Do you make it seem as though anyone could do your job and do it well? If so, you’re doing yourself, your job, and your reputation a disservice.
My husband, Warren, is joining ON THE RIGHT TRACK full-time this month. We’ve known for quite a while that he would finish his job as a project accountant at the end of this year. He gave his employer five months’ notice. He even gave them some recommendations for a good replacement for him. Very helpful, very nice.
When Warren started at the company 10 years ago, he was the first person in the job. He created it, expanded it and took on increasing amounts of responsibility. He is efficient and rarely needed to work over-time or get assistance from the manager on the more challenging tasks he did. He liked the challenges, and he liked solving them.
He is also a little uncomfortable with compliments (which I’m sure most of us can relate to). Whenever someone would thank him for doing something at work, his response would be “No problem.” He didn’t often brag about finding new and improved ways of doing things. He was happy to let other people take the limelight. When he solved a particularly challenging issue, he would say “Oh, I like stuff like that, it’s fun for me.”
So when it came time to find a replacement for him, the manager actually thought that Warren’s job was overstated in terms of its qualification requirements and salary. His boss would have never downgraded the job while Warren was in it, but now that he was leaving, the boss thought they could take on someone at a lower pay-grade and save some money. After all, the job seemed fairly easy.
But it was Warren who made it look easy. He gave everyone the impression that with just a little effort (and an understanding of accounting), the job could be done easily.
I’m sure you see what’s coming. The company posted the job, asking for someone with far fewer qualifications than Warren. They thought that anyone with an accounting background could do the job, so they didn’t require applicants to have an MBA or even a degree in math. The job went to someone already employed in a position far more junior than Warren’s.

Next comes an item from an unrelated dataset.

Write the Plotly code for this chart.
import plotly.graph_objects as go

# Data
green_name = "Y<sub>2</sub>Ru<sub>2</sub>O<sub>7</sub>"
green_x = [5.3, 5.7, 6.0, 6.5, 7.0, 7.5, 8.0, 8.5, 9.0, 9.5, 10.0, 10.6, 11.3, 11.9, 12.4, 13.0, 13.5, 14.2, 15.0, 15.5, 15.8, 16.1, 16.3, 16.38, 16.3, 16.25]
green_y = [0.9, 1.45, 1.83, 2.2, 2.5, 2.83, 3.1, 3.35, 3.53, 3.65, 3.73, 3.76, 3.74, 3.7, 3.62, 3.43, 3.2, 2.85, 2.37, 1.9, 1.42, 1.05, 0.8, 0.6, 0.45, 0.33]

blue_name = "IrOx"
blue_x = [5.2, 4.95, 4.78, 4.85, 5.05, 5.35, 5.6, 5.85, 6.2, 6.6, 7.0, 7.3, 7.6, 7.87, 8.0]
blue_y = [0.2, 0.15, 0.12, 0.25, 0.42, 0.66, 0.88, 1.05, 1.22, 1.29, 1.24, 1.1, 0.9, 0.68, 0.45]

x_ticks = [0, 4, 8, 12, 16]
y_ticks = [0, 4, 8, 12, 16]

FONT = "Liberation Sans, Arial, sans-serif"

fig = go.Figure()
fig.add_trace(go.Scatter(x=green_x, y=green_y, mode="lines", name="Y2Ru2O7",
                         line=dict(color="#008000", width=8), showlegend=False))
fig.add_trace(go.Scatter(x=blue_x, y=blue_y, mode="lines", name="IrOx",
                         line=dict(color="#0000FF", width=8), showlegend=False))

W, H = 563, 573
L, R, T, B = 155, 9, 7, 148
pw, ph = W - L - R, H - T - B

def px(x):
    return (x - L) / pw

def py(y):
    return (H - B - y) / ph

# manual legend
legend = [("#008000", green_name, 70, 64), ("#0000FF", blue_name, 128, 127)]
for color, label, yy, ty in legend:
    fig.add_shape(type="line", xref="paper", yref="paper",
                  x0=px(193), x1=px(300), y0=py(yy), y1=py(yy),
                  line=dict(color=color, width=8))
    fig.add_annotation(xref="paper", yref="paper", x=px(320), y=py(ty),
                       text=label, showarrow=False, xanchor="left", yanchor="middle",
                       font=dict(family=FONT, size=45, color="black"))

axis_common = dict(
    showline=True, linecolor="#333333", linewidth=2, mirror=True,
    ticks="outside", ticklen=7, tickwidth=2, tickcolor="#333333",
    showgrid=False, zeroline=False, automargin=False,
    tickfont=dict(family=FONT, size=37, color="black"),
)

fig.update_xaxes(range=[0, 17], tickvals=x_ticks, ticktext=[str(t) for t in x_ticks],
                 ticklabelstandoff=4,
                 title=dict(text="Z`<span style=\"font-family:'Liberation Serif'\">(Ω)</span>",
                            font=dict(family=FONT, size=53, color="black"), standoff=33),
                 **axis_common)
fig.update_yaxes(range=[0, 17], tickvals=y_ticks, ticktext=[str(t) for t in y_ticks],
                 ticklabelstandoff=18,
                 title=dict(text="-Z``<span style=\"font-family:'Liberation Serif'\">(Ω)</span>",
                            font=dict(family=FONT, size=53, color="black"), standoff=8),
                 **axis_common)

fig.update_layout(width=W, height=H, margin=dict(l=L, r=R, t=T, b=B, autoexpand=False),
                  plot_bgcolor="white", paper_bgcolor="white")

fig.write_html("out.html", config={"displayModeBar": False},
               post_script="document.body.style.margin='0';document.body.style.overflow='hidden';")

Warren was really hurt. Hurt that it appeared as if the boss thought that he had been overpaid all this time, because the job was fairly basic.
We need to be aware of the way in which people interpret our words and our actions. I don’t think that means we should complain, or work overtime to avoid making it look like we don’t have enough to do. But it does mean making sure that when a compliment is given, we receive it honestly and don’t give away our credibility in the process.

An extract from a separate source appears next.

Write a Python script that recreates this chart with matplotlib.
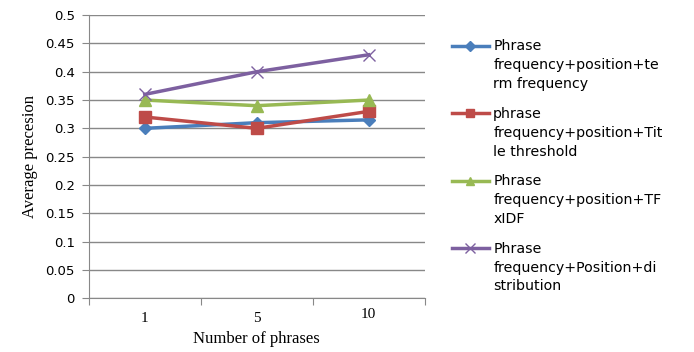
import numpy as np
import matplotlib
matplotlib.use("Agg")
import matplotlib.pyplot as plt

# data
phrases = ["1", "5", "10"]
tf_vals = [0.30, 0.31, 0.315]
title_vals = [0.32, 0.30, 0.33]
tfidf_vals = [0.35, 0.34, 0.35]
dist_vals = [0.36, 0.40, 0.43]

labels = ["Phrase\nfrequency+position+te\nrm frequency",
          "phrase\nfrequency+position+Tit\nle threshold",
          "Phrase\nfrequency+position+TF\nxIDF",
          "Phrase\nfrequency+Position+di\nstribution"]

fig = plt.figure(figsize=(6.94, 3.52), dpi=100)
ax = fig.add_axes([0.128, 0.153, 0.484, 0.804])

x = np.arange(len(phrases))
ax.plot(x, tf_vals, color="#4A7EBB", marker="D", markersize=6, linewidth=2.5, label=labels[0])
ax.plot(x, title_vals, color="#BE4B48", marker="s", markersize=8, linewidth=2.5, label=labels[1])
ax.plot(x, tfidf_vals, color="#98B954", marker="^", markersize=8, linewidth=2.5, label=labels[2])
ax.plot(x, dist_vals, color="#7D60A0", marker="x", markersize=9, markeredgewidth=1, linewidth=2.5, label=labels[3])

ax.set_xlim(-0.5, 2.5)
ax.set_ylim(0, 0.5)
ax.set_yticks(np.arange(0, 0.501, 0.05))
ax.set_yticklabels(["0", "0.05", "0.1", "0.15", "0.2", "0.25", "0.3", "0.35", "0.4", "0.45", "0.5"])
ax.set_xticks([-0.5, 0.5, 1.5, 2.5])
ax.set_xticklabels([])
ax.set_xticks(x, minor=True)
ax.set_xticklabels(phrases, minor=True, family="Liberation Serif", fontsize=11)
ax.tick_params(axis="x", which="minor", length=0, pad=10)
ax.tick_params(axis="x", which="major", length=5, color="#888888", direction="out")
ax.tick_params(axis="y", length=5, color="#888888", labelsize=9.5, pad=5)
for lab in ax.get_xticklabels(minor=True):
    if lab.get_text() == "10":
        lab.set_x(2.35)
        lab.set_y(0.015)

ax.grid(axis="y", color="#888888", linewidth=1)
ax.set_axisbelow(True)
for s in ["top", "right"]:
    ax.spines[s].set_visible(False)
ax.spines["left"].set_color("#888888")
ax.spines["bottom"].set_color("#888888")

ax.set_xlabel("Number of phrases", family="Liberation Serif", fontsize=12, labelpad=4)
ax.set_ylabel("Average precesion", family="Liberation Serif", fontsize=12, labelpad=5)

fs = 10.2
ls = 1.45
leg = fig.legend(loc="upper left", bbox_to_anchor=(0.633, 0.925), frameon=False,
                 fontsize=fs, handlelength=2.6, handletextpad=0.3, labelspacing=1.1,
                 markerscale=0.8)
for t in leg.get_texts():
    t.set_linespacing(ls)
# put the handle next to the first line of each label
for h in leg.legend_handles:
    h.set_ydata(np.asarray(h.get_ydata()) + ls * fs * 1.17 - 3)

fig.savefig("out.png", dpi=100)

Boss: “You’re very good at calendar maintenance. I don’t know how you manage it with the crazy schedule I have.”
Bad: “Oh calendars are easy!”
Good: “Thank you. You’re right, it isn’t as easy as it looks! I like the challenge of figuring out the puzzle, but I admit that it certainly can be a challenge some days.”
Co-worker: “How did you learn how to use pivot tables in Excel? I just can’t figure it out!”

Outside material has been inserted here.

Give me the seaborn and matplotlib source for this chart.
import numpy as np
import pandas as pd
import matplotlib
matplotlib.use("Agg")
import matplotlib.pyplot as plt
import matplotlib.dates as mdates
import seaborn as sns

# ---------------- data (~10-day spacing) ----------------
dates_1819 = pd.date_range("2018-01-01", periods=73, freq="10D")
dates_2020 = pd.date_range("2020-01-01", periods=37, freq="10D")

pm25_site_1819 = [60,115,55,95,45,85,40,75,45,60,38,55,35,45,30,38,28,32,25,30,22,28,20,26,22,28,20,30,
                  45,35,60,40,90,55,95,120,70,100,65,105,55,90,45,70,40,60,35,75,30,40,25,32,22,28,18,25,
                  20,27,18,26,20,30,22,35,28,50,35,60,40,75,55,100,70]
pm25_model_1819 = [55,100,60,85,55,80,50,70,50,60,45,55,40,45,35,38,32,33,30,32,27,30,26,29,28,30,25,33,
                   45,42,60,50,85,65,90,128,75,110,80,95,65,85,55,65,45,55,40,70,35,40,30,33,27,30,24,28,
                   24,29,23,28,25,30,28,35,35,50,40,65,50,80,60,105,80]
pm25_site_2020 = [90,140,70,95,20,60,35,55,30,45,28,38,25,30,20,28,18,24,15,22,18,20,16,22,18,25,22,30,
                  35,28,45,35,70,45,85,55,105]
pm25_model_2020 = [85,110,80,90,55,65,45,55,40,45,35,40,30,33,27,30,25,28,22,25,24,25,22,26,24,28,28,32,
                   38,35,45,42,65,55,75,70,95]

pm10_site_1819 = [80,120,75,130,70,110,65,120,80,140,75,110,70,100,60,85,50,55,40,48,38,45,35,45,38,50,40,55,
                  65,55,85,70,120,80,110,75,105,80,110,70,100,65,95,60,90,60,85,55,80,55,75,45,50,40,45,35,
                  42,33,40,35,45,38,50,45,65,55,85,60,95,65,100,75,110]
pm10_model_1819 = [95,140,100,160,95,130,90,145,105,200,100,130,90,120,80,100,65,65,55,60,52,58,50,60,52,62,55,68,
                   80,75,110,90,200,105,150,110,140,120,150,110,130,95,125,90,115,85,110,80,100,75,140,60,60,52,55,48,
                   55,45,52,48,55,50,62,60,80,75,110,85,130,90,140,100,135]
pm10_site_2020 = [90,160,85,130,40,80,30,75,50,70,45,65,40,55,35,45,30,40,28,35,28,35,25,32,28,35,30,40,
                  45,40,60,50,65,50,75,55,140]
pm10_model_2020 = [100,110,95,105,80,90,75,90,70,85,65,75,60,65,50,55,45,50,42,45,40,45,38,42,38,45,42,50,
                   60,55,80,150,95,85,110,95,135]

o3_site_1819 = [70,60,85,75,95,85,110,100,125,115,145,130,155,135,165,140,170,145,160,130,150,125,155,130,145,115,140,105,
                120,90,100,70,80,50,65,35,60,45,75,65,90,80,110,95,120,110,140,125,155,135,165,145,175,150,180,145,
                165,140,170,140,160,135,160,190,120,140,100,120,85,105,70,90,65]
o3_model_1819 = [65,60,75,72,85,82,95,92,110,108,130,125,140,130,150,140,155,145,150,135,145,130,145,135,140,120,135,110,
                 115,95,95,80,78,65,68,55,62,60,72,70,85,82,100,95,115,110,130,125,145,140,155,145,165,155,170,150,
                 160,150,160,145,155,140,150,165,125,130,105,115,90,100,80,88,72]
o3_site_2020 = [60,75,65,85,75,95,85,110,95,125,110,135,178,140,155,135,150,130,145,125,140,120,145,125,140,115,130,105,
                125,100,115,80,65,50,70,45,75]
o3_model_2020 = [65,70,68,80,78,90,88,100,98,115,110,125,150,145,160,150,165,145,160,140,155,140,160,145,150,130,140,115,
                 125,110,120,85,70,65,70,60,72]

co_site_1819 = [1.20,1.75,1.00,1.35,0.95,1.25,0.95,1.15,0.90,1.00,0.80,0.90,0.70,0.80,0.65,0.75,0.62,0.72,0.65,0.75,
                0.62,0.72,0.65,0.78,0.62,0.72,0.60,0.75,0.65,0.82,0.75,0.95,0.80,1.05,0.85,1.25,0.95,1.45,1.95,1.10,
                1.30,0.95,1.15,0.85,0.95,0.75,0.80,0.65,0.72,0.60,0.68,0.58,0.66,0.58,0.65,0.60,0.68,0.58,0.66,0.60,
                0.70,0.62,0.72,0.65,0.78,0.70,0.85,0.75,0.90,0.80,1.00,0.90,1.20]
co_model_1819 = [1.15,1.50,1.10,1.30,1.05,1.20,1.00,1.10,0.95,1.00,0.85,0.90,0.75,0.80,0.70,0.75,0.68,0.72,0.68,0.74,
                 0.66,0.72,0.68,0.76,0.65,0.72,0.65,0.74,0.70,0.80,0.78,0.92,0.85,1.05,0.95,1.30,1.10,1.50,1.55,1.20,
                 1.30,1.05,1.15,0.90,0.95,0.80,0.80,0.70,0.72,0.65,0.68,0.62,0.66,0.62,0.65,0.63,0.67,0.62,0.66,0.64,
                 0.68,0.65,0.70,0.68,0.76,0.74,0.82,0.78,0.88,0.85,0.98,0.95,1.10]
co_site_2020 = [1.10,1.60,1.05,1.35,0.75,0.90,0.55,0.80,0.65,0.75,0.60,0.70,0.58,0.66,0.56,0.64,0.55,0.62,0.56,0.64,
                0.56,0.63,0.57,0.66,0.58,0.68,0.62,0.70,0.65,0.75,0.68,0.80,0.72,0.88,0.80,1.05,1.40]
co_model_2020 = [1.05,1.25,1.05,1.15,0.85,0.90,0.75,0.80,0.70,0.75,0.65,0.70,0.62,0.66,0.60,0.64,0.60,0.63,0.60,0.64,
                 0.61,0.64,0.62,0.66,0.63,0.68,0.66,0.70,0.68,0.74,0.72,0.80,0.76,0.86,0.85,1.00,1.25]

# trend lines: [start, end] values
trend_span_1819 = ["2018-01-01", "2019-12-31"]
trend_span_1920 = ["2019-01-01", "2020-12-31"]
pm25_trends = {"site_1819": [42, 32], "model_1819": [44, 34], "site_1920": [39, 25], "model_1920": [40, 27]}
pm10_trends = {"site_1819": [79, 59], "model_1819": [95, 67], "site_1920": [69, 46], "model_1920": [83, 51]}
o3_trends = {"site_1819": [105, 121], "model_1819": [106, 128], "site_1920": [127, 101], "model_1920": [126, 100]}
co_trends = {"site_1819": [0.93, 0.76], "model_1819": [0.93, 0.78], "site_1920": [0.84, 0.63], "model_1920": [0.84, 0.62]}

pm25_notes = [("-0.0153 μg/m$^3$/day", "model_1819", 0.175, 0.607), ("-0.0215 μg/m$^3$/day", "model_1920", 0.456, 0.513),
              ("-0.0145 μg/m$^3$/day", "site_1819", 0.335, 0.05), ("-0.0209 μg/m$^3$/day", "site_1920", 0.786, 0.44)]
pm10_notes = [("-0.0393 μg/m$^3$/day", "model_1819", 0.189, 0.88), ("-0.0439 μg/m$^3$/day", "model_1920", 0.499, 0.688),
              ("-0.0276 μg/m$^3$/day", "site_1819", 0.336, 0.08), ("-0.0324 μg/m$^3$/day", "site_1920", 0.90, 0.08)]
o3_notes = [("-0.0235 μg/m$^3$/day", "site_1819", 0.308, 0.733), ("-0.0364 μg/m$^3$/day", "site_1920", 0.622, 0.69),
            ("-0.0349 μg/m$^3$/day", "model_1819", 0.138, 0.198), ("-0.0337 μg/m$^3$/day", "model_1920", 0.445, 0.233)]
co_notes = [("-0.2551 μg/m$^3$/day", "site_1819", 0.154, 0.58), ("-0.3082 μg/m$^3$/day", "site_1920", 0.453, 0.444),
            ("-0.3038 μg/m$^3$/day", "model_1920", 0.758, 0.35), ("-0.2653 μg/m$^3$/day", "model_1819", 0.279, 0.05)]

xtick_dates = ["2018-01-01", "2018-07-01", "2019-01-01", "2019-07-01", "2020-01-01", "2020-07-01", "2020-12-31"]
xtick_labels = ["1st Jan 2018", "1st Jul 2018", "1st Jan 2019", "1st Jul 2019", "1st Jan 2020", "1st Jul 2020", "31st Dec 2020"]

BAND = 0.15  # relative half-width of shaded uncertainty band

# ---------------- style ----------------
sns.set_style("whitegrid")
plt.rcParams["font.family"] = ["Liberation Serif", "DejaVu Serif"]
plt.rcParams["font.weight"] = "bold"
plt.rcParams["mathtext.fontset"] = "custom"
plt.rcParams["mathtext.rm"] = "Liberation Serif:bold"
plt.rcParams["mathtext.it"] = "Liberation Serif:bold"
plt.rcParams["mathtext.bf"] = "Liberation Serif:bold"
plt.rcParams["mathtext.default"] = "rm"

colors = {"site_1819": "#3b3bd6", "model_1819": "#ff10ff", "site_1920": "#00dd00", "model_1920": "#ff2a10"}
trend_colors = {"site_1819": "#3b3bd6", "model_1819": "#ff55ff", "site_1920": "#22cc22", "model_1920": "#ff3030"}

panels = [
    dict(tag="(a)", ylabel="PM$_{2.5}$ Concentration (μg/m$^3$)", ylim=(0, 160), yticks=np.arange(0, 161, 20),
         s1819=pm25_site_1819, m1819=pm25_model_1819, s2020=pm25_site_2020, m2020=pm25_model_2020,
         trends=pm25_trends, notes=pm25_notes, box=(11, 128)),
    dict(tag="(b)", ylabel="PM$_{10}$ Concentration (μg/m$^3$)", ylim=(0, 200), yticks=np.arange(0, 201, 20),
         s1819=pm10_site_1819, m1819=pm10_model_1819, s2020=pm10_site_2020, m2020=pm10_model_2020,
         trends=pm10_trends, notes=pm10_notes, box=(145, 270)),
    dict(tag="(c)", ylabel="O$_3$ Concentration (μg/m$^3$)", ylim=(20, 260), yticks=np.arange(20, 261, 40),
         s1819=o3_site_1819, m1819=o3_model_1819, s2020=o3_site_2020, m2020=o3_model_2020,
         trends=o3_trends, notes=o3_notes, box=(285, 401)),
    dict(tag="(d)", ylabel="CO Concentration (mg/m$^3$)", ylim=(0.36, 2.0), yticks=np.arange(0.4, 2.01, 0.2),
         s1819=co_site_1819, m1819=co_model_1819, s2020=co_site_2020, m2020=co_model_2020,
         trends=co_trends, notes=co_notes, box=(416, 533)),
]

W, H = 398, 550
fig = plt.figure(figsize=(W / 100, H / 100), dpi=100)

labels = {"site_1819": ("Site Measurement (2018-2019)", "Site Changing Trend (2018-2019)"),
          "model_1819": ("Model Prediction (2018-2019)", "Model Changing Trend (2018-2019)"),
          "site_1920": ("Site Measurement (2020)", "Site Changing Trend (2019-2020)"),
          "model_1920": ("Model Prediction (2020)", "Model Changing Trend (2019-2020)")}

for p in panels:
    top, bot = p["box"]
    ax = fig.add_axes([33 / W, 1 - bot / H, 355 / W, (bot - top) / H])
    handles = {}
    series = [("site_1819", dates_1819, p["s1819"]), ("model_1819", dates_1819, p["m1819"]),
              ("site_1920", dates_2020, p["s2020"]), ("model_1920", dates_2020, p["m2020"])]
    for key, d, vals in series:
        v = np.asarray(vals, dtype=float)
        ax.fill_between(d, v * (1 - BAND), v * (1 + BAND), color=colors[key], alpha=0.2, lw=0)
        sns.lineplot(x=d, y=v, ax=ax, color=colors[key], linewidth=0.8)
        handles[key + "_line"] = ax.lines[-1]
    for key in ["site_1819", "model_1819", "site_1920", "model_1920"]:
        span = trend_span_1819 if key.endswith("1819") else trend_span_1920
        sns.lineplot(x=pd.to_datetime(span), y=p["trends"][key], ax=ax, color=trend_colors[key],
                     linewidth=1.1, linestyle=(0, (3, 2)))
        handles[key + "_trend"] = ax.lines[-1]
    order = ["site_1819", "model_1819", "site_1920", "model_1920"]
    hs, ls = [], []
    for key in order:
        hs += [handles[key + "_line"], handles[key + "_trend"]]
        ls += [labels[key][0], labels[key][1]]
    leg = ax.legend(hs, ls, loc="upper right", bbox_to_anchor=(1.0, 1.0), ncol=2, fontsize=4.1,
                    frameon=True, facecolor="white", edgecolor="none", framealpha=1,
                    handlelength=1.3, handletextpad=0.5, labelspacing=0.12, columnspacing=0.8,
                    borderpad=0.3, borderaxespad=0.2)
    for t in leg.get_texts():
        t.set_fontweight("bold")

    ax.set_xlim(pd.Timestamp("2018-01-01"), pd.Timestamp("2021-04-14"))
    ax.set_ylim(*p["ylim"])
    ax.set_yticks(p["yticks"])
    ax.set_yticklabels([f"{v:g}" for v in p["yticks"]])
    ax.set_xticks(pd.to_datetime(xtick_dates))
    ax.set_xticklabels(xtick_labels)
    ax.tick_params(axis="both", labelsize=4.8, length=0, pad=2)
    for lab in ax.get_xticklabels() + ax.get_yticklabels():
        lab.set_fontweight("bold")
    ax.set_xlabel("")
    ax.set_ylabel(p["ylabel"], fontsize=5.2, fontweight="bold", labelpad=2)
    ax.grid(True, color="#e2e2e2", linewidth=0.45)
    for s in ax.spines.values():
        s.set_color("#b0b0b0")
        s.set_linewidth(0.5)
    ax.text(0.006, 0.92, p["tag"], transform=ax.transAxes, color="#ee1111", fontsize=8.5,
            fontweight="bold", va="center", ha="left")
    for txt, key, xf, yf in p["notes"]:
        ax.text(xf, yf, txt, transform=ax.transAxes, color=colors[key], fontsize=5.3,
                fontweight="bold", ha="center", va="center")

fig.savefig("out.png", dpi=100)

Bad: “Just ask if you have questions. I love figuring out stuff like that.”
Good: “Thank you. Some days they take me a lot longer than I want them to. I attended a couple of webinars, and watched a few videos on YouTube to figure them out. Once you understand them, they’re a lot easier. If you have any questions, feel free to ask me and if I know the answer, I’ll gladly share it with you.”
“No problem” is a problem.
It’s a problem for your credibility and it’s a problem that could hurt you professionally one day, because it makes things that aren’t easy seem as though they are.